The business optimism balance dropped to -18 pct, its lowest since October 2005's -21 pct, and from -13 pct in the previous quarterly survey in October.

Ian McCafferty, the CBI's chief economic adviser, said manufacturers share similar concerns to other sectors about the economy, that rising costs will coincide with slowing demand.

"Thankfully, the expected wobble in demand didn't materialise in the last three months and orders for British-made goods have held up, particularly from abroad," he said.

"What we are seeing is part of a necessary rebalancing of the economy, in the face of slowing demand," he added.

The CBI acknowledged that the Bank of England faces a dilemma over the next few months as it tries to weigh up growth and inflation concerns.

"Price pressures from oil and food costs will bring higher inflation in the short-term and may push the inflation rate further above target during 2008, making the Bank's decision even more difficult," said McCafferty.

Though there is a growing view that inflation may rise above target this year in the wake of sky-high energy and commodity prices, the BoE is still expected to cut interest rates in the months to come, starting next month with a quarter point reduction in the Bank Rate to 5.25 pct.

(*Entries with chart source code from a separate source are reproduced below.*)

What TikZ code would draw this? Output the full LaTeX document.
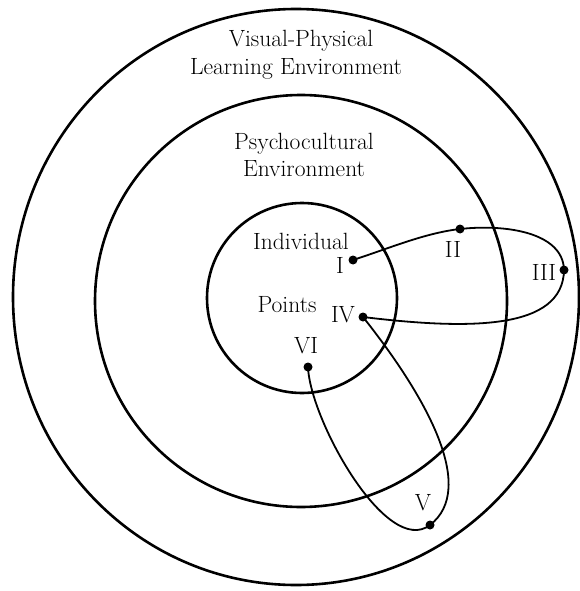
\documentclass[tikz,border=0pt]{standalone}
\begin{document}
\begin{tikzpicture}[x=1pt,y=-1pt,
  ring/.style={line width=2.6pt},
  link/.style={line width=1.8pt},
  dot/.style={circle,fill=black,inner sep=0pt,minimum size=9pt},
  lbl/.style={font=\fontsize{23.5}{28}\selectfont,anchor=base,inner sep=0pt}]
\useasboundingbox (0,0) rectangle (580,591);
% circles
\draw[ring] (296,297) ellipse [x radius=283pt, y radius=288pt];
\draw[ring] (301,301) circle [radius=206pt];
\draw[ring] (302,298) circle [radius=95pt];
% texts
\node[lbl] (t1) at (301,47) {Visual-Physical};
\node[lbl] (t2) at (296,75) {Learning Environment};
\node[lbl] (t3) at (304,149) {Psychocultural};
\node[lbl] (t4) at (304,176) {Environment};
\node[lbl] (t5) at (301,249) {Individual};
\node[lbl] (t6) at (287,312) {Points};
% points
\node[dot] (p1) at (353,260) {};
\node[dot] (p2) at (460,229) {};
\node[dot] (p3) at (564,270) {};
\node[dot] (p4) at (363,317) {};
\node[dot] (p5) at (430,525) {};
\node[dot] (p6) at (308,367) {};
\node[lbl] (l1) at (340,273) {I};
\node[lbl] (l2) at (453,257) {II};
\node[lbl] (l3) at (544,280) {III};
\node[lbl] (l4) at (343,322) {IV};
\node[lbl] (l5) at (423,510) {V};
\node[lbl] (l6) at (306,353) {VI};
% path
\draw[link] (p1.center) .. controls (390,248) and (425,233) .. (p2.center)
  .. controls (505,224) and (563,232) .. (p3.center)
  .. controls (563,330) and (470,330) .. (p4.center)
  .. controls (425,395) and (478,488) .. (p5.center)
  .. controls (387,558) and (310,420) .. (p6.center);
\end{tikzpicture}
\end{document}
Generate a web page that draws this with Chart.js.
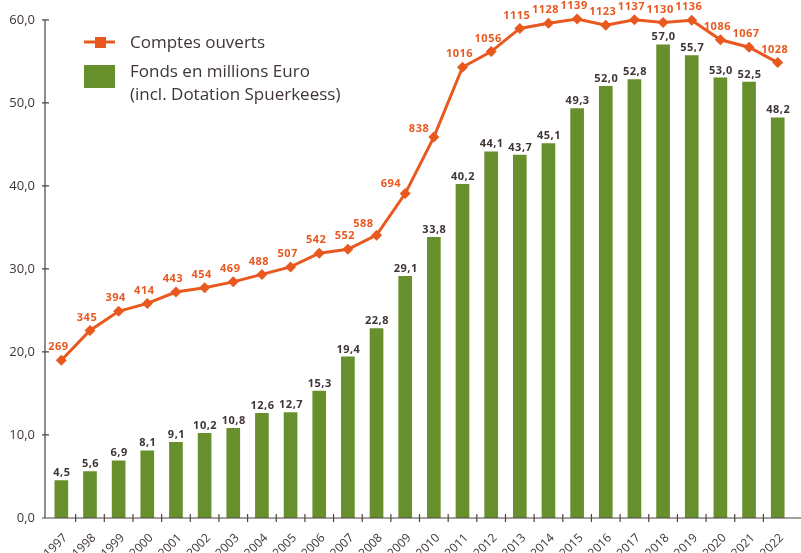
<!DOCTYPE html>
<html>
<head>
<meta charset="utf-8">
<script src="https://cdn.jsdelivr.net/npm/chart.js@4/dist/chart.umd.min.js"></script>
<style>
  html, body { margin: 0; padding: 0; background: #fff; }
</style>
</head>
<body>
<canvas id="myChart" width="801" height="553"></canvas>
<script>
const years = ['1997', '1998', '1999', '2000', '2001', '2002', '2003', '2004', '2005', '2006', '2007', '2008', '2009',
    '2010', '2011', '2012', '2013', '2014', '2015', '2016', '2017', '2018', '2019', '2020', '2021', '2022'];
const comptes = [269, 345, 394, 414, 443, 454, 469, 488, 507, 542, 552, 588, 694,
    838, 1016, 1056, 1115, 1128, 1139, 1123, 1137, 1130, 1136, 1086, 1067, 1028];
const fonds = [4.5, 5.6, 6.9, 8.1, 9.1, 10.2, 10.8, 12.6, 12.7, 15.3, 19.4, 22.8, 29.1,
    33.8, 40.2, 44.1, 43.7, 45.1, 49.3, 52.0, 52.8, 57.0, 55.7, 53.0, 52.5, 48.2];
const yTicks = [0, 10, 20, 30, 40, 50, 60];

const ORANGE = '#e9581f';
const GREEN = '#67902c';
const TEXT = '#3f3535';
const AXIS = '#4d4242';
const FONT = '"Open Sans", "DejaVu Sans", sans-serif';

const fmt = v => v.toFixed(1).replace('.', ',');

// axes drawn by hand, the ticks cross the axis lines
const axesPlugin = {
    id: 'axes',
    afterDraw(chart) {
        const ctx = chart.ctx;
        const x = chart.scales.x, y = chart.scales.y;
        const x0 = 45, y0 = y.getPixelForValue(0);
        ctx.save();
        ctx.strokeStyle = AXIS;
        ctx.lineWidth = 1.2;
        ctx.beginPath();
        ctx.moveTo(x0, y.getPixelForValue(60));
        ctx.lineTo(x0, y0);
        ctx.moveTo(42, y0);
        ctx.lineTo(801, y0);
        yTicks.forEach(t => {
            const py = y.getPixelForValue(t);
            ctx.moveTo(42, py);
            ctx.lineTo(49, py);
        });
        for (let i = 0; i < years.length - 1; i++) {
            const px = (x.getPixelForValue(i) + x.getPixelForValue(i + 1)) / 2;
            ctx.moveTo(px, y0 - 4);
            ctx.lineTo(px, y0 + 4);
        }
        ctx.stroke();
        ctx.restore();
    }
};

// values written above the bars and points
const labelsPlugin = {
    id: 'valueLabels',
    afterDatasetsDraw(chart) {
        const ctx = chart.ctx;
        ctx.save();
        ctx.font = 'bold 11px ' + FONT;
        ctx.textAlign = 'center';
        ctx.letterSpacing = '0.5px';

        const bars = chart.getDatasetMeta(1).data;
        ctx.fillStyle = TEXT;
        ctx.textBaseline = 'bottom';
        bars.forEach((b, i) => {
            ctx.fillText(fmt(fonds[i]), b.x + 0.5, b.y - 2);
        });

        const pts = chart.getDatasetMeta(0).data;
        ctx.fillStyle = ORANGE;
        ctx.textBaseline = 'middle';
        pts.forEach((p, i) => {
            let ox = -3, oy = -13;
            const c = pts[i + 1];
            if (c) {
                const dx = c.x - p.x, dy = c.y - p.y;
                if (-dy / dx > 1.2) {
                    // steep climb: push the label to the left of the line
                    const len = Math.hypot(dx, dy);
                    ox = dy / len * 16;
                    oy = -dx / len * 16 - 2;
                }
            }
            ctx.fillText(String(comptes[i]), p.x + ox, p.y + oy);
        });
        ctx.restore();
    }
};

const legendPlugin = {
    id: 'customLegend',
    afterDraw(chart) {
        const ctx = chart.ctx;
        const ds = chart.data.datasets;
        ctx.save();
        ctx.font = '17px ' + FONT;
        ctx.fillStyle = TEXT;
        ctx.textBaseline = 'middle';
        ctx.textAlign = 'left';

        ctx.strokeStyle = ds[0].borderColor;
        ctx.lineWidth = 3;
        ctx.beginPath();
        ctx.moveTo(84, 42);
        ctx.lineTo(115, 42);
        ctx.stroke();
        ctx.fillStyle = ds[0].borderColor;
        ctx.fillRect(95, 37, 11, 11);
        ctx.fillStyle = TEXT;
        ctx.fillText(ds[0].label, 130, 43);

        ctx.fillStyle = ds[1].backgroundColor;
        ctx.fillRect(84, 65, 31, 23);
        ctx.fillStyle = TEXT;
        ds[1].label.split('\n').forEach((line, i) => {
            ctx.fillText(line, 130, 72 + i * 23);
        });
        ctx.restore();
    }
};

const ctx = document.getElementById('myChart').getContext('2d');
const chart = new Chart(ctx, {
    data: {
        labels: years,
        datasets: [{
            type: 'line',
            label: 'Comptes ouverts',
            data: comptes,
            yAxisID: 'y2',
            borderColor: ORANGE,
            backgroundColor: ORANGE,
            borderWidth: 3,
            pointStyle: 'rectRot',
            pointRadius: 5.5,
            pointBorderWidth: 0,
            tension: 0,
            clip: false
        }, {
            type: 'bar',
            label: 'Fonds en millions Euro\n(incl. Dotation Spuerkeess)',
            data: fonds,
            yAxisID: 'y',
            backgroundColor: GREEN,
            barThickness: 13
        }]
    },
    options: {
        responsive: false,
        animation: false,
        devicePixelRatio: 1,
        layout: { padding: { top: 19, right: 0, left: 0, bottom: 0 } },
        plugins: {
            legend: { display: false },
            tooltip: { enabled: false }
        },
        scales: {
            x: {
                grid: { display: false, drawTicks: false },
                border: { display: false },
                ticks: {
                    color: TEXT,
                    font: { family: FONT, size: 12 },
                    maxRotation: 45,
                    minRotation: 45,
                    padding: 13,
                    labelOffset: 4
                },
                afterFit: s => { s.height = 35; }
            },
            y: {
                position: 'left',
                min: 0,
                max: 60,
                grid: { display: false, drawTicks: false },
                border: { display: false },
                afterBuildTicks: s => { s.ticks = yTicks.map(v => ({ value: v })); },
                ticks: {
                    color: TEXT,
                    font: { family: FONT, size: 13 },
                    padding: 12,
                    callback: v => fmt(v)
                },
                afterFit: s => { s.width = 47; }
            },
            y2: {
                display: false,
                min: -133,
                max: 1137
            }
        }
    },
    plugins: [axesPlugin, labelsPlugin, legendPlugin]
});
</script>
</body>
</html>
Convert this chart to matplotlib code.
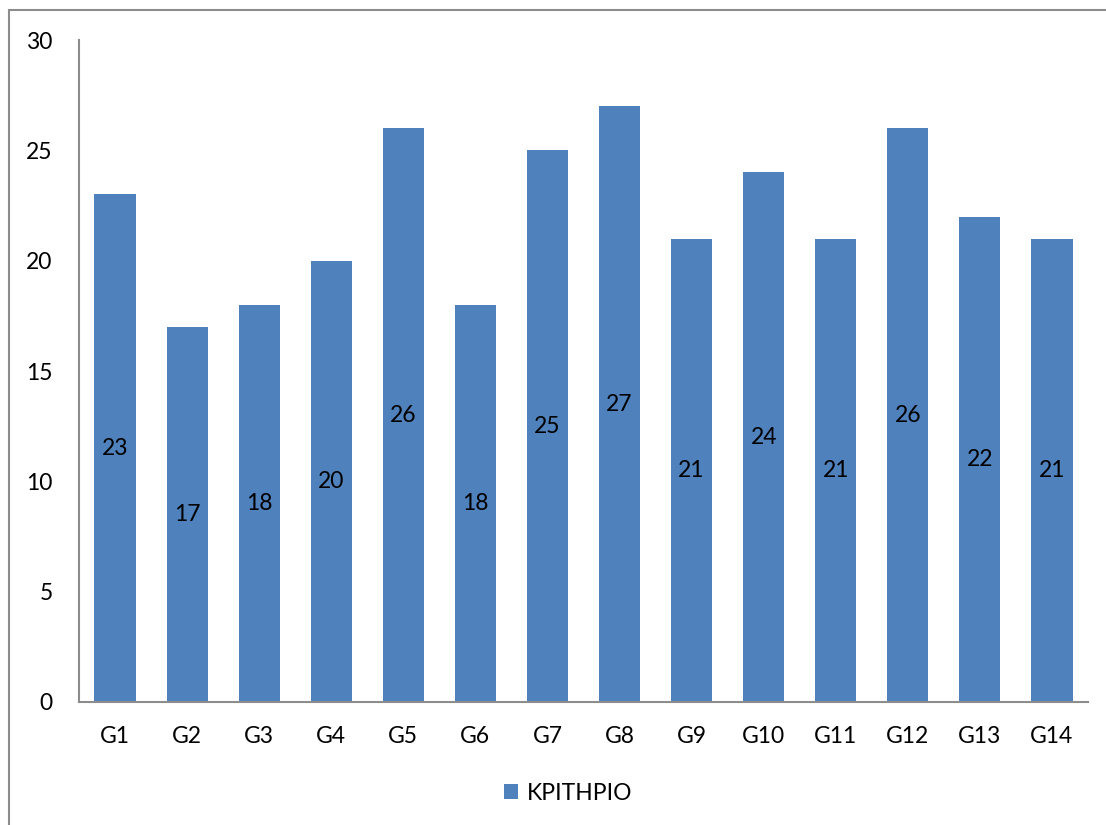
import matplotlib.pyplot as plt
from matplotlib.patches import Rectangle

# Data
groups = ["G1", "G2", "G3", "G4", "G5", "G6", "G7", "G8", "G9", "G10", "G11", "G12", "G13", "G14"]
values = [23, 17, 18, 20, 26, 18, 25, 27, 21, 24, 21, 26, 22, 21]
series_name = "ΚΡΙΤΗΡΙΟ"

plt.rcParams['font.family'] = ['Lato', 'DejaVu Sans']
fs = 16.5

W, H = 1106, 825
fig = plt.figure(figsize=(W / 100, H / 100), dpi=100)
ax = fig.add_axes([79 / W, 1 - 702 / H, (1088 - 79) / W, (702 - 40) / H])

bars = ax.bar(range(len(groups)), values, width=0.57, color='#4F81BD', label=series_name)
for b, v in zip(bars, values):
    ax.text(b.get_x() + b.get_width() / 2, v / 2, str(v), ha='center', va='center',
            fontsize=fs, color='black')

ax.set_xlim(-0.5, len(groups) - 0.5)
ax.set_ylim(0, 30)
ax.set_yticks(range(0, 31, 5))
ax.set_xticks(range(len(groups)))
ax.set_xticklabels(groups)
ax.tick_params(axis='both', length=0, labelsize=fs)
ax.tick_params(axis='y', pad=19)
ax.tick_params(axis='x', pad=17)
for side in ['top', 'right']:
    ax.spines[side].set_visible(False)
for side in ['left', 'bottom']:
    ax.spines[side].set_color('#8c8c8c')
    ax.spines[side].set_linewidth(1.5)

ax.legend(loc='center', bbox_to_anchor=(568 / W, 1 - 793 / H), bbox_transform=fig.transFigure,
          frameon=False, fontsize=fs, handlelength=0.6, handleheight=0.6, handletextpad=0.4)

# outer chart border
fig.patches.append(Rectangle((9 / W, -0.1), 1.2, 1 - 10 / H + 0.1, transform=fig.transFigure,
                             fill=False, edgecolor='#8c8c8c', linewidth=1.5))

fig.savefig('out.png', dpi=100)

On the whole the survey is not as weak as suggested by the drop in business optimism, said Paul Dales at Capital Economics.

"With the monthly total orders balance holding steady at +2, business optimism has fallen by more than might normally be warranted by the hard data on activity," he said.

Additionally, the rise in the monthly price expectations balance suggests that firms think that demand will be strong enough to raise their prices further, he added.

Still, given the backdrop of a slowing global economy, Dales believes the the sector will enter a recession, adding to, rather than offsetting, a consumer slowdown.